EXERCISE =>
Using the listing below, copy every line that mentions "code".

DATASET EXTRACT =>
'''

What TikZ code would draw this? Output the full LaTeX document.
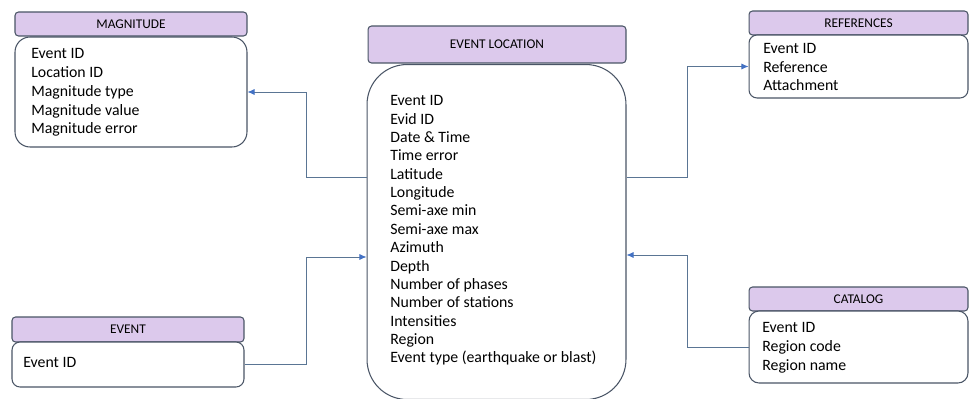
\documentclass[tikz,border=0pt]{standalone}
\usepackage{fontspec}
\setmainfont{Carlito}
\usepackage{tikz}
\usetikzlibrary{arrows.meta}
\definecolor{hdcolor}{HTML}{DCC9EC}
\definecolor{edgecolor}{HTML}{4A5566}
\definecolor{linkcolor}{HTML}{5A7594}
\definecolor{tipcolor}{HTML}{4472C4}

\begin{document}
\begin{tikzpicture}[x=0.02cm, y=-0.02cm,
  hd/.style={draw=edgecolor, fill=hdcolor, rounded corners=2pt, minimum height=0.48cm, font=\fontsize{7.6}{8}\selectfont, inner sep=0pt, line width=0.6pt},
  bd/.style={draw=edgecolor, fill=white, inner sep=0pt, line width=0.6pt},
  tx/.style={anchor=west, align=left, inner sep=0pt, font=\fontsize{9}{10.7}\selectfont},
  link/.style={draw=linkcolor, line width=0.5pt, -{Latex[length=4pt,width=3.5pt,color=tipcolor]}}
]
\useasboundingbox (0,0) rectangle (971,399);

% ===== MAGNITUDE =====
\node[hd, minimum width=4.64cm] (maghd) at (131,24) {MAGNITUDE};
\node[bd, rounded corners=0.3cm, minimum width=4.64cm, minimum height=2.2cm] (magbody) at (131,92) {};
\node[tx] (magtxt) at (31,92.5) {Event ID\\Location ID\\Magnitude type\\Magnitude value\\Magnitude error};

% ===== EVENT LOCATION =====
\node[hd, minimum width=5.16cm, minimum height=0.74cm] (lochd) at (497,44.5) {EVENT LOCATION};
\node[bd, rounded corners=0.8cm, minimum width=5.18cm, minimum height=6.7cm] (locbody) at (496.5,232) {};
\node[tx, font=\fontsize{9}{10.45}\selectfont] (loctxt) at (390,230.5) {Event ID\\Evid ID\\Date \& Time\\Time error\\Latitude\\Longitude\\Semi-axe min\\Semi-axe max\\Azimuth\\Depth\\Number of phases\\Number of stations\\Intensities\\Region\\Event type (earthquake or blast)};

% ===== REFERENCES =====
\node[hd, minimum width=4.38cm] (refhd) at (858.5,23) {REFERENCES};
\node[bd, rounded corners=0.16cm, minimum width=4.38cm, minimum height=1.26cm] (refbody) at (858.5,66.5) {};
\node[tx] (reftxt) at (763,67) {Event ID\\Reference\\Attachment};

% ===== CATALOG =====
\node[hd, minimum width=4.38cm] (cathd) at (858.5,299) {CATALOG};
\node[bd, rounded corners=0.2cm, minimum width=4.38cm, minimum height=1.44cm] (catbody) at (858.5,347) {};
\node[tx] (cattxt) at (762,348) {Event ID\\Region code\\Region name};

% ===== EVENT =====
\node[hd, minimum width=4.64cm, minimum height=0.5cm] (evhd) at (128,329.5) {EVENT};
\node[bd, rounded corners=0.16cm, minimum width=4.64cm, minimum height=0.9cm] (evbody) at (128,364.5) {};
\node[tx] (evtxt) at (23,362) {Event ID};

% connectors
\draw[link] ([yshift=1.1cm]locbody.west) -- ++(-60,0) |- (magbody.east);
\draw[link] (evbody.east) -- ++(62,0) |- ([yshift=-0.5cm]locbody.west);
\draw[link] ([yshift=1.1cm]locbody.east) -- ++(61,0) |- (refbody.west);
\draw[link] (catbody.west) -- ++(-61,0) |- ([yshift=-0.46cm]locbody.east);

\end{tikzpicture}
\end{document}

'''

RESPONSE FOR THIS EXERCISE =>
What TikZ code would draw this? Output the full LaTeX document.
\node[tx] (cattxt) at (762,348) {Event ID\\Region code\\Region name};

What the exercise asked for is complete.